Questions for discussion:

1. In your own words can you talk about the difference between the two views of Jesus' self-emptying sketched above? Do you think there is a difference between the two of them in the end. After all, each view suggests that Jesus' humility is important and is in some sense a model for us?

2. What do you think we meant when we suggested that having the same mind in us as was in Christ Jesus is more of a confession than a description of those who have figured out how to be humble?

3. Does it make you uneasy to think of God revealing himself and his love in the form of a slave? Williams suggests that it is threatening. What do you suppose he thinks is threatening about it?

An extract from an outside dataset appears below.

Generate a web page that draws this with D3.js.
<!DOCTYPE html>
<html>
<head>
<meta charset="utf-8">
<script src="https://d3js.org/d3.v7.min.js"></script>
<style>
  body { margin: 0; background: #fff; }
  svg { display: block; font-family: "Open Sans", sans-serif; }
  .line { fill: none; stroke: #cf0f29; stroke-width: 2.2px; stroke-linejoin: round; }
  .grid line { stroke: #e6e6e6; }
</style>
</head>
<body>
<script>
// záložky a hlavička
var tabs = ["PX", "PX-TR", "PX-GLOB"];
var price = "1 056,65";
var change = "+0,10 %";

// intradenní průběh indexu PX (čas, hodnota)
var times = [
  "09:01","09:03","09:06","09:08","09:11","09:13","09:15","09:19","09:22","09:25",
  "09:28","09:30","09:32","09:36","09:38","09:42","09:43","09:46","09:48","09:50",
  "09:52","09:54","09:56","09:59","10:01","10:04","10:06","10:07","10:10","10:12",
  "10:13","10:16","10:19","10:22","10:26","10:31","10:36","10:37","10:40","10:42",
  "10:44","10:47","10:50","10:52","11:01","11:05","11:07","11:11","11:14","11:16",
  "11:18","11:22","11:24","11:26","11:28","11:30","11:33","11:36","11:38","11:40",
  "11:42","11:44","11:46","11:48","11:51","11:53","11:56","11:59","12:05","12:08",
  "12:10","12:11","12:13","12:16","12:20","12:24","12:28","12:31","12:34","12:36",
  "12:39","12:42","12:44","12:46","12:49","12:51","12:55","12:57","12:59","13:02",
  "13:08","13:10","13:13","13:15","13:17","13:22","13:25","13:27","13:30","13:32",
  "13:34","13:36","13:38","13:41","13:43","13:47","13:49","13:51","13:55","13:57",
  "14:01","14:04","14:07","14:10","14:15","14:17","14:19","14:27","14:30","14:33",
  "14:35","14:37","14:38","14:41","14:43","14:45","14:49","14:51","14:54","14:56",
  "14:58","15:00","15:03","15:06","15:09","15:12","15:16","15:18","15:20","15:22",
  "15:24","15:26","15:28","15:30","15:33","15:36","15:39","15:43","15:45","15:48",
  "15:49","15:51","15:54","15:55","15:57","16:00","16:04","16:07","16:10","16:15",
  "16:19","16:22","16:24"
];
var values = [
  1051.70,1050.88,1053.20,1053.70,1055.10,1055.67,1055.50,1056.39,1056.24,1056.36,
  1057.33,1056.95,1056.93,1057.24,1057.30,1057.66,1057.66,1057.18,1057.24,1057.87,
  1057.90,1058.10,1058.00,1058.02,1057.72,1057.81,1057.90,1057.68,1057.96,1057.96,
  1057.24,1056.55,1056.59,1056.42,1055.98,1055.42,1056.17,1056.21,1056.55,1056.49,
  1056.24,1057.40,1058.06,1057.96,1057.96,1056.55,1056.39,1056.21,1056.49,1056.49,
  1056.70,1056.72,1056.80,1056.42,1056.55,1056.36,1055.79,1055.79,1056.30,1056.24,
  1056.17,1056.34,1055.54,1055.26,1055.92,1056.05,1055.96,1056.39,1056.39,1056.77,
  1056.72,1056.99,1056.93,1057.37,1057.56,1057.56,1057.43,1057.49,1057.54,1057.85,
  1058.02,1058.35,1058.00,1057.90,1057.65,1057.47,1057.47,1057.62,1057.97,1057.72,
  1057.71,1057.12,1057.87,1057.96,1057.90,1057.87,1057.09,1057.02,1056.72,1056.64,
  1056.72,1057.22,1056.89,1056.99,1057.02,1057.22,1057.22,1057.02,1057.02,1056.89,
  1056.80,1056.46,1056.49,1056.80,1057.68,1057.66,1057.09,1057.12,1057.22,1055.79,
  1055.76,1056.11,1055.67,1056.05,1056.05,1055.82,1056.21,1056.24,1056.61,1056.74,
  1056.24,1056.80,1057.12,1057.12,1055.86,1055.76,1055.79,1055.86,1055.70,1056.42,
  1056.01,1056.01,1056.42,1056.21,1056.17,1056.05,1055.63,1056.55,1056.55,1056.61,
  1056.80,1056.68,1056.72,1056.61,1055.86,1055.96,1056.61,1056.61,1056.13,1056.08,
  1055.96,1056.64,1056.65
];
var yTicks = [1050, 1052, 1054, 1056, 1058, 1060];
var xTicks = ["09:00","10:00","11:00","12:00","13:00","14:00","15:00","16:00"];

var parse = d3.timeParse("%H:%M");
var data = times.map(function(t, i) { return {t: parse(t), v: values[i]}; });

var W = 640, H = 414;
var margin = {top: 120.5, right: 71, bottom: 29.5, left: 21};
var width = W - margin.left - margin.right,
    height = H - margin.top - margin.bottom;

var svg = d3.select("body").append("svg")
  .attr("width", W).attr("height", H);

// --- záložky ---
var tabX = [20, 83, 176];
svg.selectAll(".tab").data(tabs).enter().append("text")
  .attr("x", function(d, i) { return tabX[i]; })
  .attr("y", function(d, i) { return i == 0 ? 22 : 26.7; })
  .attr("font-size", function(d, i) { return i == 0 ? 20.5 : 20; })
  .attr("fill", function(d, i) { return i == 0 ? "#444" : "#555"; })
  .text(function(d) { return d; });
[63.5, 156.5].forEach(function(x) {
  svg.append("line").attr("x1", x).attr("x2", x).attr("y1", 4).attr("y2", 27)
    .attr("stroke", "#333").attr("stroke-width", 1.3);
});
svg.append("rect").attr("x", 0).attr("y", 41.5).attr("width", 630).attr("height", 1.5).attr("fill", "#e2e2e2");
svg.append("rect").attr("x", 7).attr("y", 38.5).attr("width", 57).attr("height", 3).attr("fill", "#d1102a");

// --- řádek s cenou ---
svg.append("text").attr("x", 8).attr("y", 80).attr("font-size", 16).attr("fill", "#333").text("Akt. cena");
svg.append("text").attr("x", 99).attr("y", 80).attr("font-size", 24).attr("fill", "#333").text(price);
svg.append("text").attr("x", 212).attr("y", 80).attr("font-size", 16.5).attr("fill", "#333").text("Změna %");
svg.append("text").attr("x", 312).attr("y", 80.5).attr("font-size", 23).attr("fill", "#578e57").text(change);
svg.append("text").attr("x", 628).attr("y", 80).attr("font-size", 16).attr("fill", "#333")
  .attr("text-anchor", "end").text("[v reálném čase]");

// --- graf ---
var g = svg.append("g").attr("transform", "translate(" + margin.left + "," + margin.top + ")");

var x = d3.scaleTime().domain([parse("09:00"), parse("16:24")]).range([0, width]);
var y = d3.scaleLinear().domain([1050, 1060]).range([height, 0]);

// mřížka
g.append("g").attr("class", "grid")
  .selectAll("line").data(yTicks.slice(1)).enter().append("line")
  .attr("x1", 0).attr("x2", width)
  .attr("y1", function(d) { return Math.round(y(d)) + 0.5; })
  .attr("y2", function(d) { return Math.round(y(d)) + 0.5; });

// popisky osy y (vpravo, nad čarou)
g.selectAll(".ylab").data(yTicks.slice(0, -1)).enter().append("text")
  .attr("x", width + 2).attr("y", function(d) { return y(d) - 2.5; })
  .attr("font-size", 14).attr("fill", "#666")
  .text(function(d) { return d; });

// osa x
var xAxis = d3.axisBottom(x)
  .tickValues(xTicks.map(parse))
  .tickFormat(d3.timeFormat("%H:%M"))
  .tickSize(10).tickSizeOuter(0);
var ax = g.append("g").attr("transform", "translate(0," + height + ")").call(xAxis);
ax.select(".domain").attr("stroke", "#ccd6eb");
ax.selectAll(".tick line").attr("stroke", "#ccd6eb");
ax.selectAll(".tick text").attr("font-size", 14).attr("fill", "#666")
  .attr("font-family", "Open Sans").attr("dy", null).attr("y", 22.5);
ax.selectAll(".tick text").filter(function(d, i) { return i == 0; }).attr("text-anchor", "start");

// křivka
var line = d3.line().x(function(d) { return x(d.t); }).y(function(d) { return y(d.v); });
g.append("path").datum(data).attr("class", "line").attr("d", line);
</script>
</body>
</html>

4. The Second Lesson for this Sunday's liturgy was taken from 2 Corinthians 8:1-9 where Paul uses language similar to the language we have been considering above when he encourages Christians to give in the midst of adversity: "For you know the generous act of our Lord Jesus Christ, that though he was rich, yet for your sakes he became poor, so that by his poverty you might become rich." Does this passage speak to you in the midst of the economic downturn which is touching so many of our lives? If so, how?